The 43rd quarter proved to be the toughest, however, and for the fiscal quarter ended April 1, 2003, the company reported a 2% decline in same-store sales. That it also reported a 20% increase in net income for the quarter went largely unnoticed: Analysts at two brokerages (JP Morgan and Stephens Inc.) downgraded the stock and its price fell almost 9% before bouncing back.

“It only took stores closed due to the worst storms in a decade and a war to get us to comp down, and yet there are people who said, ‘Oh my God, this is the worst thing that could happen,’” Overton says.

Wall Street generally has looked very favorably on his company, he allows, although he admits that it “makes me a little crazy” to read analyst reports questioning why The Cheesecake Factory quarterly same-store growth isn’t as great as at casual-dining operators such as P.F. Chang’s China Bistro.

“When an analyst talks about comparable-store sales and compares a company doing $400 a square foot in sales to one doing $1,000 [as The Cheesecake Factory does], then wants you to comp up the same as they do and doesn’t want to see the differences [between such concepts], it can be frustrating,” Overton says.

In that sense, the concept can be its own worst enemy, he says. As soon they open, The Cheesecake Factory units achieve sales other restaurants can’t hope to approach, but so high they make double-digit annual increases nearly impossible.

GRAND ENOUGH?
Mark Kalinowski, restaurant analyst for Smith Barney Citigroup, New York City, has questioned whether The Cheesecake Factory’s three Grand Lux Cafe operations are different enough from the core brand to work as a second concept.

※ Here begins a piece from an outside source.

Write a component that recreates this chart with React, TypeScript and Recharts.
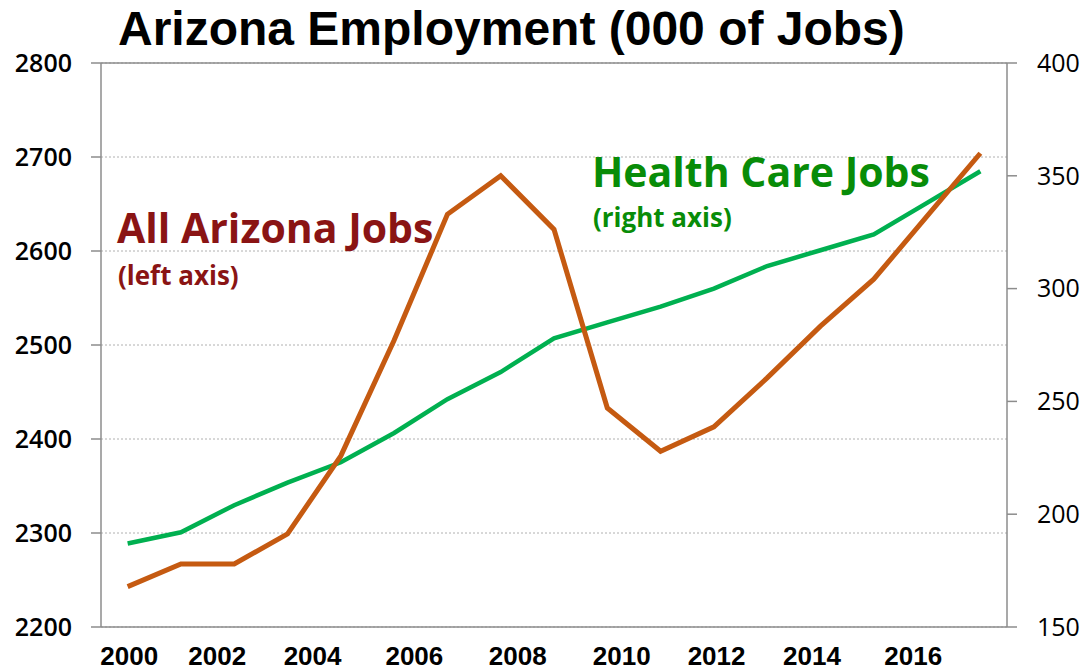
import { CartesianGrid, Line, LineChart, ReferenceLine, XAxis, YAxis } from "recharts";

const YEARS = [2000, 2001, 2002, 2003, 2004, 2005, 2006, 2007, 2008, 2009, 2010, 2011, 2012, 2013, 2014, 2015, 2016];
const ALL_JOBS = [2243, 2267, 2267, 2299, 2382, 2505, 2639, 2680, 2623, 2433, 2387, 2413, 2465, 2520, 2570, 2637, 2704];
const HEALTH_JOBS = [187, 192, 204, 214, 223, 236, 251, 263, 278, 285, 292, 300, 310, 317, 324, 338, 352];

// the source chart's year labels sit a little off the data points
const X_TICK_POS = [2000.03, 2001.68, 2003.47, 2005.38, 2007.32, 2009.27, 2011.05, 2012.84, 2014.74];
const X_TICK_LABELS = ["2000", "2002", "2004", "2006", "2008", "2010", "2012", "2014", "2016"];
const LEFT_TICKS = [2200, 2300, 2400, 2500, 2600, 2700, 2800];
const RIGHT_TICKS = [150, 200, 250, 300, 350, 400];

const data = YEARS.map((year, i) => ({
  year,
  all: ALL_JOBS[i],
  health: HEALTH_JOBS[i],
}));

const AXIS = "#8c8c8c";
const ORANGE = "#C55A11";
const GREEN = "#00B050";
const RED_TEXT = "#8A1414";
const GREEN_TEXT = "#088C08";
const LABEL_FONT = "'Open Sans', sans-serif";

export default function App() {
  return (
    <div style={{ position: "relative", width: 1088, height: 670 }}>
      <style>{"body{margin:0}"}</style>
      <LineChart
        width={1088}
        height={670}
        data={data}
        margin={{ top: 63, right: 0, bottom: 0, left: 0 }}
      >
        <CartesianGrid
          yAxisId="left"
          vertical={false}
          stroke="#b0b0b0"
          strokeDasharray="2 2"
        />
        <ReferenceLine yAxisId="left" y={2800} stroke={AXIS} strokeWidth={1.5} />
        <XAxis
          dataKey="year"
          type="number"
          domain={[1999.5, 2016.5]}
          ticks={X_TICK_POS}
          tickFormatter={(_v, i) => X_TICK_LABELS[i]}
          interval={0}
          height={43}
          stroke={AXIS}
          strokeWidth={1.5}
          tickLine={false}
          tickSize={6}
          tickMargin={14}
          tick={{
            fill: "#000",
            fontSize: 26,
            fontWeight: 700,
            fontFamily: "'Liberation Sans', Arial, sans-serif",
          }}
        />
        <YAxis
          yAxisId="left"
          orientation="left"
          width={101}
          domain={[2200, 2800]}
          ticks={LEFT_TICKS}
          interval={0}
          stroke={AXIS}
          strokeWidth={1.5}
          tickSize={10}
          tickMargin={19}
          tick={{ fill: "#000", fontSize: 25, fontWeight: 600, fontFamily: LABEL_FONT }}
        />
        <YAxis
          yAxisId="right"
          orientation="right"
          width={81}
          domain={[150, 400]}
          ticks={RIGHT_TICKS}
          interval={0}
          stroke={AXIS}
          strokeWidth={1.5}
          tickSize={10}
          tickMargin={20}
          tick={{ fill: "#000", fontSize: 25, fontFamily: LABEL_FONT }}
        />
        <Line
          yAxisId="right"
          dataKey="health"
          stroke={GREEN}
          strokeWidth={4.5}
          dot={false}
          isAnimationActive={false}
        />
        <Line
          yAxisId="left"
          dataKey="all"
          stroke={ORANGE}
          strokeWidth={5}
          dot={false}
          isAnimationActive={false}
        />
      </LineChart>
      <svg
        width={1088}
        height={670}
        style={{ position: "absolute", left: 0, top: 0, pointerEvents: "none" }}
      >
        <text
          x={118}
          y={45}
          fontFamily="'Liberation Sans', Arial, sans-serif"
          fontWeight={700}
          fontSize={48}
          fill="#000"
        >
          Arizona Employment (000 of Jobs)
        </text>
        <text x={117} y={243} fontFamily={LABEL_FONT} fontWeight={700} fontSize={41} fill={RED_TEXT}>
          All Arizona Jobs
        </text>
        <text x={118} y={285} fontFamily={LABEL_FONT} fontWeight={700} fontSize={26} fill={RED_TEXT}>
          (left axis)
        </text>
        <text x={592} y={187} fontFamily={LABEL_FONT} fontWeight={700} fontSize={41} fill={GREEN_TEXT}>
          Health Care Jobs
        </text>
        <text x={593} y={227} fontFamily={LABEL_FONT} fontWeight={700} fontSize={26} fill={GREEN_TEXT}>
          (right axis)
        </text>
      </svg>
    </div>
  );
}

Grand Lux sports a slightly smaller menu (150 items) with marginally higher prices (entrées top out at $26.95 versus $24.95 at The Cheesecake Factory). Overton says that rather than functioning as a pure secondary concept, Grand Lux Cafe has simply allowed the company to take advantage of high-traffic sites close to existing The Cheesecake Factory locations. The Grand Lux Cafe in Las Vegas’ The Venetian Resort Hotel Casino, for example, does quite well despite being across the street from The Cheesecake Factory in Caesars Palace. New Grand Lux openings will be determined by similar opportunities.

That doesn’t mean development of a true flanker brand isn’t being considered. “Probably in about three years it will be time to look for, create or buy another concept,” Overton says. “I doubt it would be straightforward casual dining, but I think every casual-dining operator knows that eventually they’re going to need another concept. Certainly Darden Restaurants and Brinker International have proved that. If you wait too long, you’re too big for another concept to make much of a difference [in total revenues].

He has guided The Cheesecake Factory expansion cautiously, Overton says, because the nature of the concept demands caution.

“A lot of restaurant companies can be marketers because they have a simple product, or they can be [unit] rollout artists, but we truly have to be restaurant operators. We are an operations company. We don’t advertise. We just do the best we can to execute this concept, keep our standards high and never take anything for granted. It seems to work for us.”